The adventure began with a sixteen-hour flight from Dulles International to Johannesburg, broken by a refueling stop in Dakar, Senegal half-way through the flight. We spent more than half our time in South Africa, visiting Pretoria, Soweto (where we visited Nelson Mandela's historical home, just down the block from Desmond Tutu's residence — the only street in the world with homes of two Nobel Peace Prize recipients), Cape Town, the Cape of Good Hope, Stellenbosch (home of the thriving and excellent South African wine industry and a top four South African university), Uhmlanga (a Durban suburb), and Kruger National Park. We also visited Chobe National Park in Botswana, Victoria Falls in sadly oppressed Zimbabwe, and made a shorts visits to Namibia and Zambia.
One highlight of the trip took me by surprise. I would not have planned on my own to visit to the prison on Robben Island where non-white apartheid political prisoners were held, but it turned out to be memorable and moving. During a tour conducted by a man who was an inmate there for fourteen years, we saw the cell where Nelson Mandela spent eighteen years, and heard first-hand about the solidarity that developed among the men there and their collaboration in educating one another. The visit concluded with his stirring and sincere-sounding testimony that in spite of the horrors they endured, they bear no grudge, and feel genuine goodwill toward all men today.
Other highlights included a short visit to an elementary school in Victoria Falls, where students from a culture class performed amazing native dances for us and we sang our national anthems for each other. Perhaps due to the sacrifice their families make to send them to school, these children seemed more than usually engrossed in their studies. We enjoyed a sampler dinner of typical native foods, including mopani worms, at the home of a Zimbabwe family, rode an elephant, and petted lions. Most especially, we enjoyed the National Parks where we saw thousands of impala, hundreds of elephants, dozens of giraffes and zebras, and all sorts of other exotic animals running free. I've posted several videos of these animals and some tribal dancers on YouTube.

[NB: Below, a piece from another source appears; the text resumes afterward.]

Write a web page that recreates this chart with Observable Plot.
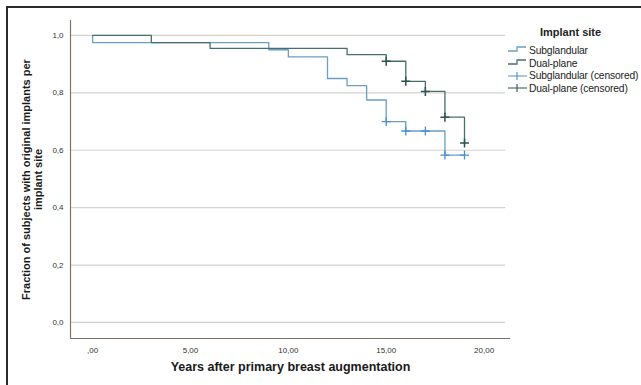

The trip acquired personal meaning far beyond the planned activities and experiences. Equally memorable were snippets of information, much of it dark in nature, gleaned along the way, like the twenty-five percent unemployment and soaring crime rates in South Africa and the total ruin of the Zimbabwe economy under the rule of Mugabe, who has not relinquished power even after being voted out of office. Zimbabwe recently adopted the United States dollar as their official currency. In contrast, Botswana is healthy and prosperous, with the soundest economy in Africa and one of the strongest worldwide. Conversations and chance encounters with locals during free time roaming also added zest and perspective. I have come to realize that the world really is one huge community, though one with many differences.
My perceptions, interpretations, and tales will take some time to settle and digest into vignettes and essays. As I get around to writing about them, my variety of memory joggers — audio, visual and written, will be a huge help, and even if I never write about them, creating this backlog of information about the trip has helped reinforce the memories. It was worth the slight effort if only for that reason.
All of these memories will be enriched by the delightful group of people we traveled with. The trip would not be the same without the mosaic of personalities involved, especially Jo and Violet, octagenarians who enthusiastically dared to ride the zip line across the gorge below Victoria Falls from Zambia to Zimbabwe. You gals set a high standard, and you are my heroines! Cheers to those of my fellow travelers who happen to click over and visit here. Please don't forget my encouragement to write the stories of your own lives.
Write now: a few well-seasoned memories of your own travels, wherever they took you, be that the good old USA, or further afield. Write about what you learned from these experiences as well as what you did. Explore how they changed you and helped you grow.
2 comments :
Wow! What an adventure! I have missed you.
Remarkable. I look forward to reading more. You are inspiring me to get myself out of the woods for an adventure in the wider world.